## Work to do
Gather the lines below that include the string "would", copying each in full.

Records with drawing code

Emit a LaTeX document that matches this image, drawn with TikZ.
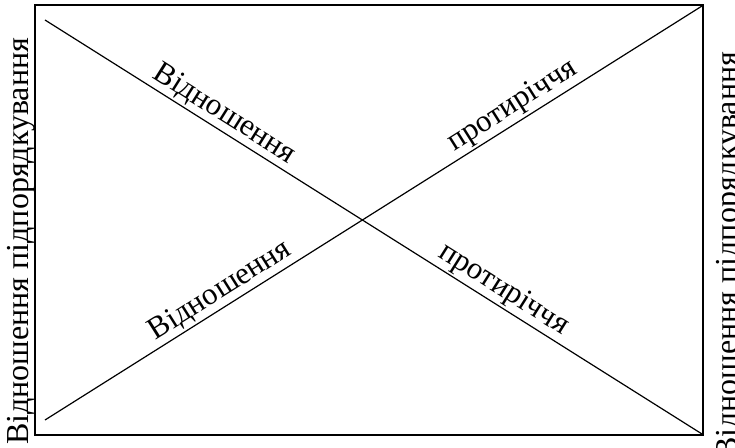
\documentclass[tikz,border=0pt]{standalone}
\usepackage{fontspec}
\setmainfont{Liberation Serif}
\usetikzlibrary{positioning,calc}
\tikzset{
  frame/.style={line width=1.6pt},
  diag/.style={line width=1.2pt},
  lbl/.style={font=\fontsize{31}{36}\selectfont, inner sep=2pt},
  side/.style={font=\fontsize{32}{38}\selectfont, rotate=90, anchor=base west, inner sep=0pt}
}

\begin{document}
\begin{tikzpicture}[x=1pt,y=1pt]
        \useasboundingbox (0,0) rectangle (735,447);
        % frame
        \coordinate (tl) at (35,442);
        \coordinate (br) at (703,12);
        \draw[frame] (tl) rectangle (br);
        % diagonals
        \coordinate (a) at (45,427);
        \coordinate (b) at (702,13);
        \coordinate (c) at (45,27);
        \coordinate (d) at (702,441);
        \draw[diag] (a) -- (b)
            node[lbl, sloped, above, pos=0.26] (rel1) {Відношення}
            node[lbl, sloped, above, pos=0.685] (con1) {протиріччя};
        \draw[diag] (c) -- (d)
            node[lbl, sloped, above, pos=0.28] (rel2) {Відношення}
            node[lbl, sloped, above, pos=0.725] (con2) {протиріччя};
        % side labels
        \node[side] (left) at (28,2) {Відношення підпорядкування};
        \node[side] (right) at (737,-12) {Відношення підпорядкування};
    \end{tikzpicture}
\end{document}
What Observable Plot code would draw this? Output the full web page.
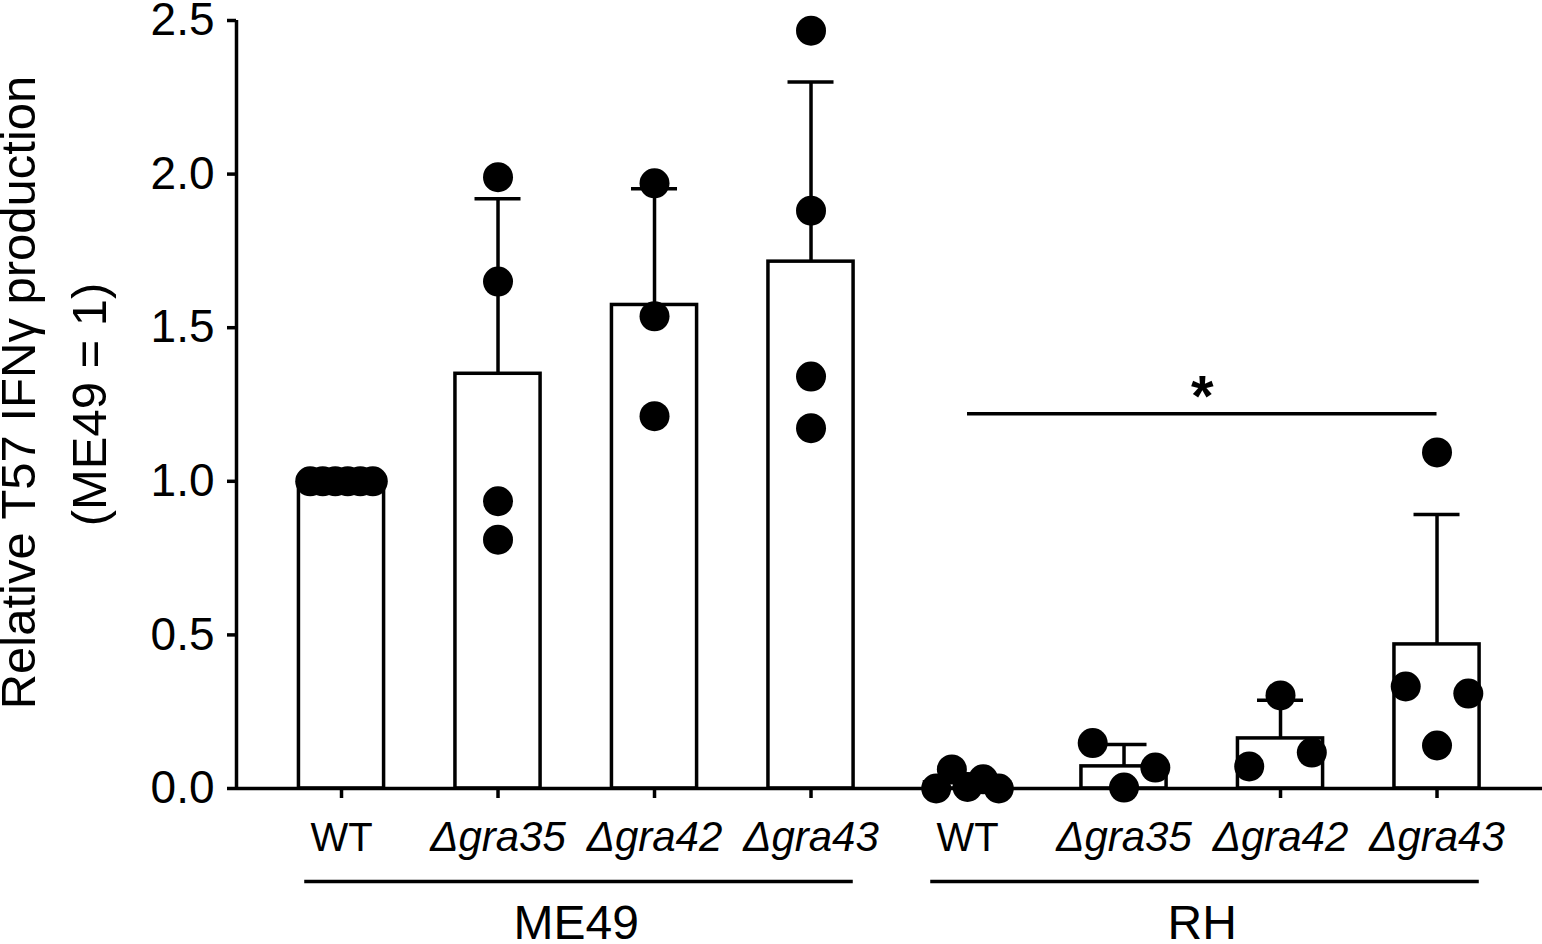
<!DOCTYPE html>
<html>
<head>
<meta charset="utf-8">
<script src="https://cdn.jsdelivr.net/npm/d3@7"></script>
<script src="https://cdn.jsdelivr.net/npm/@observablehq/plot@0.6"></script>
<style>
  html, body { margin: 0; padding: 0; background: #fff; }
  #chart svg { display: block; }
</style>
</head>
<body>
<div id="chart"></div>
<script>
// ---------- data ----------
const categories = ["ME49 WT", "ME49 Δgra35", "ME49 Δgra42", "ME49 Δgra43", "RH WT", "RH Δgra35", "RH Δgra42", "RH Δgra43"];
const tickLabels = ["WT", "Δgra35", "Δgra42", "Δgra43", "WT", "Δgra35", "Δgra42", "Δgra43"];
const strains = ["ME49", "ME49", "ME49", "ME49", "RH", "RH", "RH", "RH"];
const means = [1.0, 1.35, 1.574, 1.715, 0.02, 0.072, 0.163, 0.469];
const sds = [0, 0.57, 0.378, 0.585, 0.026, 0.071, 0.124, 0.423];
const replicates = [
  [1.0, 1.0, 1.0, 1.0, 1.0, 1.0],
  [1.99, 1.65, 0.935, 0.81],
  [1.97, 1.537, 1.212],
  [2.467, 1.881, 1.341, 1.173],
  [0.0, 0.062, 0.005, 0.03, 0.0],
  [0.148, 0.003, 0.068],
  [0.072, 0.303, 0.117],
  [1.094, 0.332, 0.309, 0.14]
];
const yTicks = [0, 0.5, 1.0, 1.5, 2.0, 2.5];
const groupNames = ["ME49", "RH"];
const yTitle = ["Relative T57 IFNγ production", "(ME49 = 1)"];
const significance = [{from: "RH WT", to: "RH Δgra43", y: 1.22, label: "*"}];

// ---------- derived tables ----------
const cats = categories.map((c, i) => ({
  id: c, i, label: tickLabels[i], strain: strains[i],
  mean: means[i], sd: sds[i], top: means[i] + sds[i],
  italic: tickLabels[i] !== "WT"
}));

// dot placement: points whose circles would overlap vertically are spread
// symmetrically around the category centre (Prism-like scatter)
const collide = 0.098;  // dot diameter in y units
const spread = 0.40;    // total width of a spread cluster, in category steps
const dots = [];
replicates.forEach((vals, i) => {
  const order = vals.map((v, k) => ({v, k})).sort((a, b) => a.v - b.v);
  const clusters = [];
  for (const p of order) {
    const last = clusters[clusters.length - 1];
    if (last && p.v - last[last.length - 1].v < collide) last.push(p);
    else clusters.push([p]);
  }
  for (const c of clusters) {
    const members = c.slice().sort((a, b) => a.k - b.k);
    members.forEach((p, j) => {
      const off = members.length === 1 ? 0 : (j / (members.length - 1) - 0.5) * spread;
      dots.push({cat: categories[i], value: p.v, x: i + off});
    });
  }
});

const groups = groupNames.map(g => {
  const idx = cats.filter(d => d.strain === g).map(d => d.i);
  return {name: g, first: d3.min(idx), last: d3.max(idx)};
});

const sig = significance.map(s => ({
  ...s,
  x1: categories.indexOf(s.from),
  x2: categories.indexOf(s.to)
}));

// ---------- layout constants ----------
const xDomain = [-0.671, 7.674];
const barHalf = 0.272;
const capHalf = 0.147;
const groupLeft = 0.235, groupRight = 0.27;
const SW = 3.5;
const font = "'Liberation Sans', Arial, Helvetica, sans-serif";

const chart = Plot.plot({
  width: 1542,
  height: 944,
  marginLeft: 236,
  marginRight: 0,
  marginTop: 20,
  marginBottom: 156,
  style: {fontFamily: font, color: "#000", background: "#fff"},
  x: {type: "linear", domain: xDomain, axis: null},
  y: {domain: [0, 2.5], axis: null},
  marks: [
    // bars
    Plot.rect(cats, {
      x1: d => d.i - barHalf, x2: d => d.i + barHalf, y1: 0, y2: "mean",
      fill: "#fff", stroke: "#000", strokeWidth: SW
    }),
    // axes lines
    Plot.ruleY([0], {stroke: "#000", strokeWidth: SW}),
    Plot.ruleX([xDomain[0]], {y1: 0, y2: 2.5, stroke: "#000", strokeWidth: SW}),
    // y axis ticks + labels
    Plot.axisY({
      ticks: yTicks, tickFormat: d3.format(".1f"), tickSize: 9, tickPadding: 13,
      fontSize: 46, strokeWidth: SW, label: null, anchor: "left"
    }),
    // x axis tick marks
    Plot.axisX({
      ticks: cats.map(d => d.i), tickFormat: () => "", tickSize: 10,
      strokeWidth: SW, label: null, anchor: "bottom"
    }),
    // error bars (upper SD)
    Plot.ruleX(cats.filter(d => d.sd > 0), {x: "i", y1: "mean", y2: "top", stroke: "#000", strokeWidth: SW}),
    Plot.ruleY(cats.filter(d => d.sd > 0), {
      y: "top", x1: d => d.i - capHalf, x2: d => d.i + capHalf, stroke: "#000", strokeWidth: SW
    }),
    // replicate points
    Plot.dot(dots, {x: "x", y: "value", r: 15, fill: "#000", stroke: null}),
    // significance
    Plot.ruleY(sig, {y: "y", x1: "x1", x2: "x2", stroke: "#000", strokeWidth: SW}),
    Plot.text(sig, {
      x: d => (d.x1 + d.x2) / 2, y: "y", text: "label", lineAnchor: "bottom", dy: 2,
      fontSize: 58, fontWeight: "bold"
    }),
    // category labels
    Plot.text(cats.filter(d => !d.italic), {
      x: "i", frameAnchor: "bottom", text: "label", lineAnchor: "bottom", dy: 62, fontSize: 40
    }),
    Plot.text(cats.filter(d => d.italic), {
      x: "i", frameAnchor: "bottom", text: "label", lineAnchor: "bottom", dy: 62, fontSize: 42,
      fontStyle: "italic"
    }),
    // group lines and labels
    Plot.ruleY(groups, {
      y: () => 0, x1: d => d.first - groupLeft, x2: d => d.last + groupRight, dy: 93,
      stroke: "#000", strokeWidth: SW
    }),
    Plot.text(groups, {
      x: d => (d.first + d.last) / 2, frameAnchor: "bottom", text: "name",
      lineAnchor: "bottom", dy: 150, fontSize: 48
    }),
    // y title (two lines)
    Plot.text([yTitle[0]], {
      frameAnchor: "left", textAnchor: "middle", rotate: -90, dx: -217, dy: -12, fontSize: 49
    }),
    Plot.text([yTitle[1]], {
      frameAnchor: "left", textAnchor: "middle", rotate: -90, dx: -146, dy: 0, fontSize: 49
    })
  ]
});

document.getElementById("chart").append(chart);
</script>
</body>
</html>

## Full output
What Observable Plot code would draw this? Output the full web page.
// dot placement: points whose circles would overlap vertically are spread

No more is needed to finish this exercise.